§ What you should do
Look for the line containing "Recreate this image" and the line containing "X_MIN, X_MAX, N_BINS = -5.0, 7.0, 100" in the entries below. Copy those two and all lines between them exactly, leaving out pictures.
── Material for this exercise ──
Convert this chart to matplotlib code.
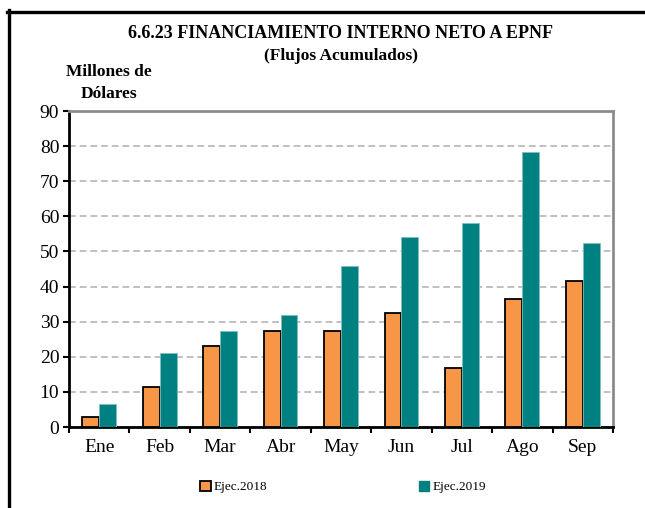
───
── Material for this exercise ──
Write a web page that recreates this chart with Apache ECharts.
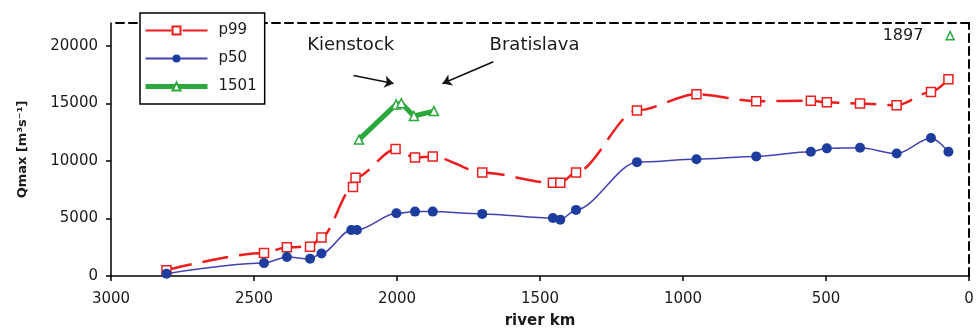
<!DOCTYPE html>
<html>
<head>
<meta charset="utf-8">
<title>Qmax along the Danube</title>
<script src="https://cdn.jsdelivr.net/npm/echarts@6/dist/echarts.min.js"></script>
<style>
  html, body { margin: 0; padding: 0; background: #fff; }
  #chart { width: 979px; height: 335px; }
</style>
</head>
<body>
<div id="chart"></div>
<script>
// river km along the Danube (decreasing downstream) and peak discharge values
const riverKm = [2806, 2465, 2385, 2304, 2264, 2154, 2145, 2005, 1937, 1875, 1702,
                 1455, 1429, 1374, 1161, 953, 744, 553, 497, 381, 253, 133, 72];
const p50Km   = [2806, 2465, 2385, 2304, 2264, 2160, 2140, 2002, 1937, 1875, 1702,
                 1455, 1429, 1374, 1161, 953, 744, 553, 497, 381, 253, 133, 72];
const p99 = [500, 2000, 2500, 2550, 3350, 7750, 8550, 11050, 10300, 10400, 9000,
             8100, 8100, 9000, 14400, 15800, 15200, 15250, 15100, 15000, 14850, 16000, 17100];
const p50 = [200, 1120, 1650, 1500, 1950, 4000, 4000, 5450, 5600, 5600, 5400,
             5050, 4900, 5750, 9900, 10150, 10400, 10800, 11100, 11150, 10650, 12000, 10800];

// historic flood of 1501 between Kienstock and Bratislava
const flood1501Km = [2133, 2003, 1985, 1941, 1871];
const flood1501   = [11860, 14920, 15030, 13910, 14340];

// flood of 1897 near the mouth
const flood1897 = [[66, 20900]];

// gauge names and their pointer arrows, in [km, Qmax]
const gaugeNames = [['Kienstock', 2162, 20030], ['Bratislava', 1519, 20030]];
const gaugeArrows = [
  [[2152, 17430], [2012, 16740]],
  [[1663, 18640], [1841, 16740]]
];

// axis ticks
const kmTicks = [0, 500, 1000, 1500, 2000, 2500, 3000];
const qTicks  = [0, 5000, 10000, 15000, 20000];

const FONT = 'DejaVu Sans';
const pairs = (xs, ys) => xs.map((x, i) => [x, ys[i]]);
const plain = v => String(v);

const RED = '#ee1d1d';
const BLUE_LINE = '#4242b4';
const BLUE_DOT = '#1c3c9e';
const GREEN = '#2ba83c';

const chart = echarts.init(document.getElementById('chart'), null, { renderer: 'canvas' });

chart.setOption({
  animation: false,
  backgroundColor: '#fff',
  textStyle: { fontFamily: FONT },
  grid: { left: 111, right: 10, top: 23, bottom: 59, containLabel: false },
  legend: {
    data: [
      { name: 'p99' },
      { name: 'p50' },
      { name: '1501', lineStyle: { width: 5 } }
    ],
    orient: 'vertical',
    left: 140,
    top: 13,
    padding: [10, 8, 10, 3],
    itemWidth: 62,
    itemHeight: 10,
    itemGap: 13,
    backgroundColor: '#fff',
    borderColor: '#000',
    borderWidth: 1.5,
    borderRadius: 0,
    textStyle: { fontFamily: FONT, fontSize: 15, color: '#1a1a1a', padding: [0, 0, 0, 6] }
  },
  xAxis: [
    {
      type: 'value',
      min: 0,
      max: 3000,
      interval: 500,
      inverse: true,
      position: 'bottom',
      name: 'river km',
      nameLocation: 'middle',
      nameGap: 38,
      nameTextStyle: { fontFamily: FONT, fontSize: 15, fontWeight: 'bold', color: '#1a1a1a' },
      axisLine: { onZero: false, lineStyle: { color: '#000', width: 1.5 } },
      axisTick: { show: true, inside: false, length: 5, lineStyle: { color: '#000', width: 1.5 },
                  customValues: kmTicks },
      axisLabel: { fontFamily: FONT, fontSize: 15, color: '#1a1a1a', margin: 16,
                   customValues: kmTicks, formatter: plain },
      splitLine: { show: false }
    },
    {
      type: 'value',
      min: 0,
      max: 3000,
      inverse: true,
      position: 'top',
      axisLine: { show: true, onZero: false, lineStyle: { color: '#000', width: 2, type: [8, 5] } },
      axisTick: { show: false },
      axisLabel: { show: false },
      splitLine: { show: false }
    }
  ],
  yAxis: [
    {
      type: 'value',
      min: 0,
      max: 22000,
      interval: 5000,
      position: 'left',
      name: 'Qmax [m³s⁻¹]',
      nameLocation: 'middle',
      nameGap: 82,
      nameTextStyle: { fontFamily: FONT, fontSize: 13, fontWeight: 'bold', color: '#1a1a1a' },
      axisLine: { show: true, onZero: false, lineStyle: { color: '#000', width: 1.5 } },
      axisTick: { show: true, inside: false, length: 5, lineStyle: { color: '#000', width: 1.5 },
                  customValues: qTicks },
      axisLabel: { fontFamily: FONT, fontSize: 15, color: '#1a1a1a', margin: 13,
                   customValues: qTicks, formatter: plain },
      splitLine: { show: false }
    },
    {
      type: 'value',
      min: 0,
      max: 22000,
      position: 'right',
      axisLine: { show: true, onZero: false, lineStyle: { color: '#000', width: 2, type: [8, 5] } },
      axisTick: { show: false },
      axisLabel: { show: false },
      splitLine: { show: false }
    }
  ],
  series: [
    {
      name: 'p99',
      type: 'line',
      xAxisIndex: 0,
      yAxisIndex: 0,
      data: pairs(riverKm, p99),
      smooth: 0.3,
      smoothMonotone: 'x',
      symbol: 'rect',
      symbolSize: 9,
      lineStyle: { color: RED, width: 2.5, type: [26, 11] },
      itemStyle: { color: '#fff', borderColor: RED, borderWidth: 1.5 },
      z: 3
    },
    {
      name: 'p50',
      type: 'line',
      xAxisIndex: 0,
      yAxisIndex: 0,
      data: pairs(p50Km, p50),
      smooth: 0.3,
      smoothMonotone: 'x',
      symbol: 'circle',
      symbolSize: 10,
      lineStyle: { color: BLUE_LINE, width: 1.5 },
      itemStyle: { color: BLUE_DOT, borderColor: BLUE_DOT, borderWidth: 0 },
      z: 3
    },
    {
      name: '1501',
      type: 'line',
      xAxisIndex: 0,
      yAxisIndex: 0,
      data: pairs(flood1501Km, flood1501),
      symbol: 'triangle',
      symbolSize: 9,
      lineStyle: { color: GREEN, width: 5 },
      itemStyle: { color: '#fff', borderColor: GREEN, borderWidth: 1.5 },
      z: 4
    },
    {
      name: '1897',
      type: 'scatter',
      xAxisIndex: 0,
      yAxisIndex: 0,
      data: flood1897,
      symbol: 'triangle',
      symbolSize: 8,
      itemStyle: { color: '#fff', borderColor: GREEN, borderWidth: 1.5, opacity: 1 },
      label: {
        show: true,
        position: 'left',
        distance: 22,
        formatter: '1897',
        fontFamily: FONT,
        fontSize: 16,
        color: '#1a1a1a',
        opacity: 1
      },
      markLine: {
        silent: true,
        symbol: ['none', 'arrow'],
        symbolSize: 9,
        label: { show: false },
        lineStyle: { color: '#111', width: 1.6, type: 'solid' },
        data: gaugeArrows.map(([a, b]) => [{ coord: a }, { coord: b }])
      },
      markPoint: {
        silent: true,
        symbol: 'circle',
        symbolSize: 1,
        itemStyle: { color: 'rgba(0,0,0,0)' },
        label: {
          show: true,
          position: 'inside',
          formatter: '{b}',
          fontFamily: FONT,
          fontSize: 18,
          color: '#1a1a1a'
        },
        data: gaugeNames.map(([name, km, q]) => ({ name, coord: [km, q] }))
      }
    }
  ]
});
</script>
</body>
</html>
───
── Material for this exercise ──
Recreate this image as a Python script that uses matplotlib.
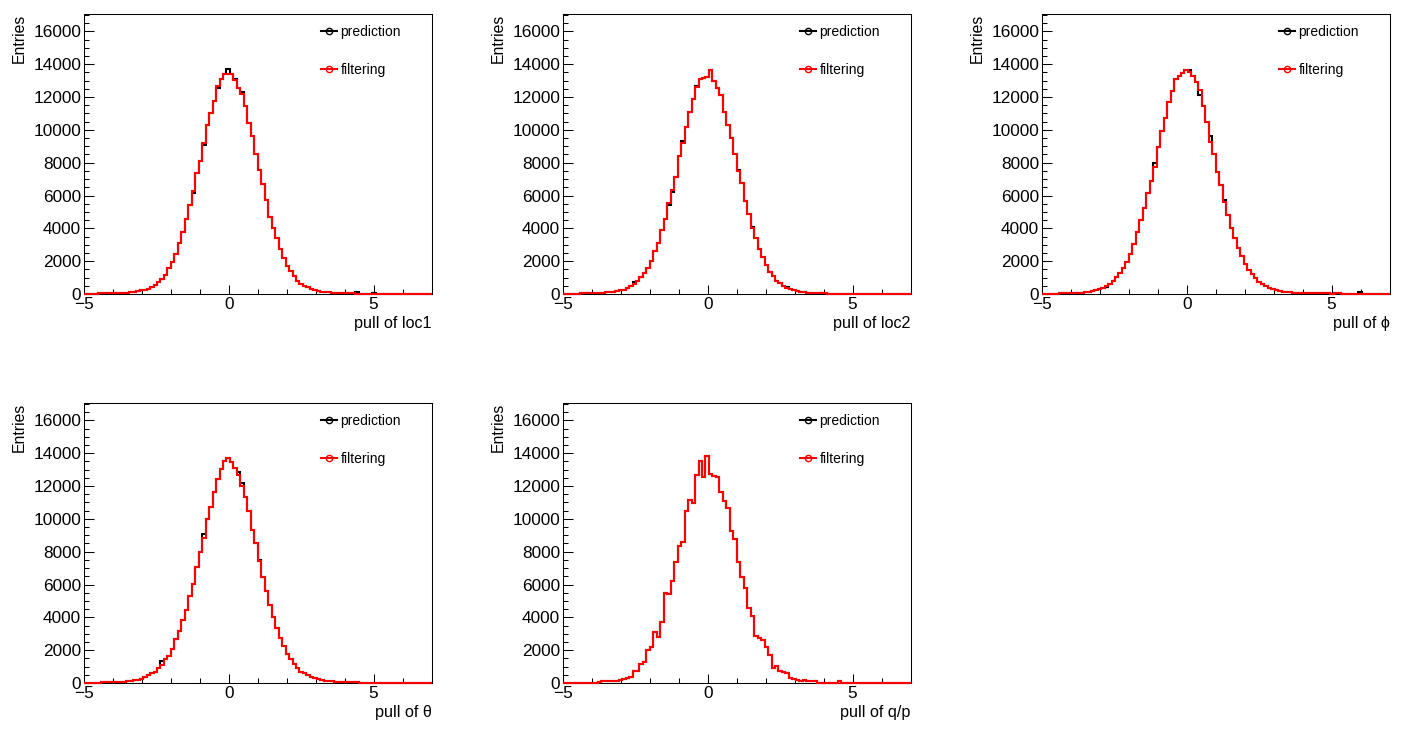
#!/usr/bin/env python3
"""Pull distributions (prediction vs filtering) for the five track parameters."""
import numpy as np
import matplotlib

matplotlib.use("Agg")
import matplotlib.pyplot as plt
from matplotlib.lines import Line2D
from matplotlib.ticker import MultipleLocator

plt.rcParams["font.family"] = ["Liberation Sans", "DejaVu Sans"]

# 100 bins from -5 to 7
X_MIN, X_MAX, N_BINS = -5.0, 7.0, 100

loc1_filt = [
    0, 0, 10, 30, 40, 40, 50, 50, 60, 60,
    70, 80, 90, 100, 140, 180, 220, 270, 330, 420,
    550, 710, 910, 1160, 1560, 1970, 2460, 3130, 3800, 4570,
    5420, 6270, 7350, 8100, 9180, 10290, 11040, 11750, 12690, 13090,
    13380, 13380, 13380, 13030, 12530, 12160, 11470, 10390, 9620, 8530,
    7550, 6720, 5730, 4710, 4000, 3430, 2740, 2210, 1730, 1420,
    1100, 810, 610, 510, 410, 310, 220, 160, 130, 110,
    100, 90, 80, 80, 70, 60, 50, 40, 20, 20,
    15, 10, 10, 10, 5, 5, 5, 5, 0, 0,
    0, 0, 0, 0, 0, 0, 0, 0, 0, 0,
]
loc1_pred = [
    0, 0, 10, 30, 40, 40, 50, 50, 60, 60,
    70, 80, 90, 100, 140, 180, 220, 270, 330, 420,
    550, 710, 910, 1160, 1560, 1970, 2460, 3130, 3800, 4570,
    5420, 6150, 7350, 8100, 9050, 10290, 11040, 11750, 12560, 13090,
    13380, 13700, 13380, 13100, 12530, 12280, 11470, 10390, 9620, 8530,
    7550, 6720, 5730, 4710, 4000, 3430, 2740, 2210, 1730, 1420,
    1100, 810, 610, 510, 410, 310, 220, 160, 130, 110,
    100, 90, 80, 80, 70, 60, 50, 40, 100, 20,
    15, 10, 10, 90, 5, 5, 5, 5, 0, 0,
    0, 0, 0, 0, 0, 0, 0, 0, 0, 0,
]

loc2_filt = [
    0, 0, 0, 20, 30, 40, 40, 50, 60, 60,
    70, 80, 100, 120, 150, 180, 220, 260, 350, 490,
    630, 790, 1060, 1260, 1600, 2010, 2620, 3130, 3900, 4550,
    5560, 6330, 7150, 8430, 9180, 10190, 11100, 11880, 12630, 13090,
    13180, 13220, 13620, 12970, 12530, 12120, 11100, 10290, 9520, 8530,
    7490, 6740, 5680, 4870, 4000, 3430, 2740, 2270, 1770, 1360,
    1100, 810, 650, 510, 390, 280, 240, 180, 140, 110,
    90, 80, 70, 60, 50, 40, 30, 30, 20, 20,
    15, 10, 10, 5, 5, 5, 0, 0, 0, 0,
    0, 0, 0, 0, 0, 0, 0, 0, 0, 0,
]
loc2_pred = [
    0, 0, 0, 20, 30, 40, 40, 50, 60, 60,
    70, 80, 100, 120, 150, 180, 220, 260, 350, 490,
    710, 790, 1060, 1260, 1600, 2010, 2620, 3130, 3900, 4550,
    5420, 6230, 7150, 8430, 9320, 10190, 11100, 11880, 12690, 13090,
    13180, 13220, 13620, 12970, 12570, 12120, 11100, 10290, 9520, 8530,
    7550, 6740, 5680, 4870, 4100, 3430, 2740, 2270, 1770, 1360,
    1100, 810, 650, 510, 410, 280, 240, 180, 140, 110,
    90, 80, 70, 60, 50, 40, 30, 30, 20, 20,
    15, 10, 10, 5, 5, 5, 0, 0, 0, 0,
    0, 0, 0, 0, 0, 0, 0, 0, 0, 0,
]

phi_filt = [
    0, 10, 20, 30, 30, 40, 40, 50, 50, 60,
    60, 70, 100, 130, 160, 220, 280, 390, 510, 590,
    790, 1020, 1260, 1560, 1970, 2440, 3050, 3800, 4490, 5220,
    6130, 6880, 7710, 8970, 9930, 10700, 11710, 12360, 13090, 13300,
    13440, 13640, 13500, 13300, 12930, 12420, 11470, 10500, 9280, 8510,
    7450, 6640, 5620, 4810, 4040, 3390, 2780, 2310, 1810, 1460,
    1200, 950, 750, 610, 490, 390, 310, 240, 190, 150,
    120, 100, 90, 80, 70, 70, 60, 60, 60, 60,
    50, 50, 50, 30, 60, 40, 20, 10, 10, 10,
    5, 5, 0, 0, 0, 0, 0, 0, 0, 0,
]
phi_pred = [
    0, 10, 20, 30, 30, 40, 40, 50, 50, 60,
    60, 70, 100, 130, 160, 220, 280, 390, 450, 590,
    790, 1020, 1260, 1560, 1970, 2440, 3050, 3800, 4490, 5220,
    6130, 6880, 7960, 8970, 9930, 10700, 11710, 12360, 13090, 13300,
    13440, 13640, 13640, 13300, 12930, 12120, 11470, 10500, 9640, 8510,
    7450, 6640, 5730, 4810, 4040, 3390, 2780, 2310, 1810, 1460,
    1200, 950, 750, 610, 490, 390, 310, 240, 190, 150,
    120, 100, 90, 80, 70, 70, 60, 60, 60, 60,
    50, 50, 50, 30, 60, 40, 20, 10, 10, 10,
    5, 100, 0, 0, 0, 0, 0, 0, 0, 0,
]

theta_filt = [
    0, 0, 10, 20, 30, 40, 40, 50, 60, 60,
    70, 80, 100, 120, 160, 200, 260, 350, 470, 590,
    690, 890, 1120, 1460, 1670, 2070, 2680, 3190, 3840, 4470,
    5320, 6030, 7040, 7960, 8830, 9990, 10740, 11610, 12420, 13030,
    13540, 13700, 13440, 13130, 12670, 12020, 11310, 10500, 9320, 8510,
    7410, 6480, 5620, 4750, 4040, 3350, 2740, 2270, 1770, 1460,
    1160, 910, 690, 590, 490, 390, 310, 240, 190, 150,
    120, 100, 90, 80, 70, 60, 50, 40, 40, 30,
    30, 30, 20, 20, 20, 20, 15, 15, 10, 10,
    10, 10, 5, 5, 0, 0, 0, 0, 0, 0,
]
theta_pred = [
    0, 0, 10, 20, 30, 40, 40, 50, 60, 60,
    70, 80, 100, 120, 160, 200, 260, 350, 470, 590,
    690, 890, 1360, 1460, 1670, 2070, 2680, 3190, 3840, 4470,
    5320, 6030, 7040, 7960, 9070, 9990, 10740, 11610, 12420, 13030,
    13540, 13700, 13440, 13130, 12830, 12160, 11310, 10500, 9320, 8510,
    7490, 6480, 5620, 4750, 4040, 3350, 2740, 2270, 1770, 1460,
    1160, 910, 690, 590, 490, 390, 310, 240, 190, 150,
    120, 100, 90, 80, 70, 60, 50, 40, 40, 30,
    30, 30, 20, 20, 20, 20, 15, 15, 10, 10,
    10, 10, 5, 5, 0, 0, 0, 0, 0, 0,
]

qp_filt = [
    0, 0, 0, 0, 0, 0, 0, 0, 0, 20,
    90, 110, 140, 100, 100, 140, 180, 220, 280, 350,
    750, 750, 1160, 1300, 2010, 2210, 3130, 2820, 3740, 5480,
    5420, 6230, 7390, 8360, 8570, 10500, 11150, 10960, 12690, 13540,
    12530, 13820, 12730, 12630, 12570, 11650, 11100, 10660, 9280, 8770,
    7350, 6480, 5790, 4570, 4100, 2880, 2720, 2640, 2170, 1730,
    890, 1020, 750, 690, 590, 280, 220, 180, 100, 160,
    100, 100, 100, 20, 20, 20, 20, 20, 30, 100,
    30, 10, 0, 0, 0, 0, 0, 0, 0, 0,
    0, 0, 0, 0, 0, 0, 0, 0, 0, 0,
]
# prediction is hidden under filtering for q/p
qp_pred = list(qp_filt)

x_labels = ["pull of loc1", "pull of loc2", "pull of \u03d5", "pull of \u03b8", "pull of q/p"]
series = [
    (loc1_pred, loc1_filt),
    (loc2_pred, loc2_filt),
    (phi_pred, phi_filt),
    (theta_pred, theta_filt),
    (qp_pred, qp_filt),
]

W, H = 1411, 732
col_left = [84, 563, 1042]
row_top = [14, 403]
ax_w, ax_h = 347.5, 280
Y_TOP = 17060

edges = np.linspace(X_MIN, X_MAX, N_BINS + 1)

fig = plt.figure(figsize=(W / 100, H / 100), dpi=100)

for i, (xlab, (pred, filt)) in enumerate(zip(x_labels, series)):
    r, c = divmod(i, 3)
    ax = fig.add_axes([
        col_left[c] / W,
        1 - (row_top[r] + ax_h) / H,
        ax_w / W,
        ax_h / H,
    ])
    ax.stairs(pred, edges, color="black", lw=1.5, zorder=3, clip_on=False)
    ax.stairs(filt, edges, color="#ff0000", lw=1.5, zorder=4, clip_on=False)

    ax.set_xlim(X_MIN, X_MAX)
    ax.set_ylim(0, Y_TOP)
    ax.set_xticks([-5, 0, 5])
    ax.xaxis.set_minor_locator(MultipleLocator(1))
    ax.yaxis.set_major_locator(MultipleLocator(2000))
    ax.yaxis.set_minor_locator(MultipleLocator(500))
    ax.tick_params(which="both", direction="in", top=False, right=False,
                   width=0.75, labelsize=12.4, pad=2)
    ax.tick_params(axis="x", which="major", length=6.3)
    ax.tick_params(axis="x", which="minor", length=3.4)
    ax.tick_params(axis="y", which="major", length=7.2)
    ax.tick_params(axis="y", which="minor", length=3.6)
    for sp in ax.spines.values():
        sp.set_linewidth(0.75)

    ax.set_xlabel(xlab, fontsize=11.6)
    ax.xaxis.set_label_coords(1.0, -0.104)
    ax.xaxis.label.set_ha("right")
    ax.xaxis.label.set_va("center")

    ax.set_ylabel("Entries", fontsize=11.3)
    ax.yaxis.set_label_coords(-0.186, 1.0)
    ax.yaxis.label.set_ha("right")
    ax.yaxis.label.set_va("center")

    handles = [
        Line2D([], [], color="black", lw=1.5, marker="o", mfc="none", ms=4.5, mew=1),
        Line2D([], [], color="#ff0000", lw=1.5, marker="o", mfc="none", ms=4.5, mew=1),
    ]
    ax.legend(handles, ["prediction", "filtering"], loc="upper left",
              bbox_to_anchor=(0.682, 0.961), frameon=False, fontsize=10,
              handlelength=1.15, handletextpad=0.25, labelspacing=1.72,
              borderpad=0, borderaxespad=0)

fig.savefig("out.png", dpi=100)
───
§ Exercise result
Recreate this image as a Python script that uses matplotlib.
#!/usr/bin/env python3
"""Pull distributions (prediction vs filtering) for the five track parameters."""
import numpy as np
import matplotlib

matplotlib.use("Agg")
import matplotlib.pyplot as plt
from matplotlib.lines import Line2D
from matplotlib.ticker import MultipleLocator

plt.rcParams["font.family"] = ["Liberation Sans", "DejaVu Sans"]

# 100 bins from -5 to 7
X_MIN, X_MAX, N_BINS = -5.0, 7.0, 100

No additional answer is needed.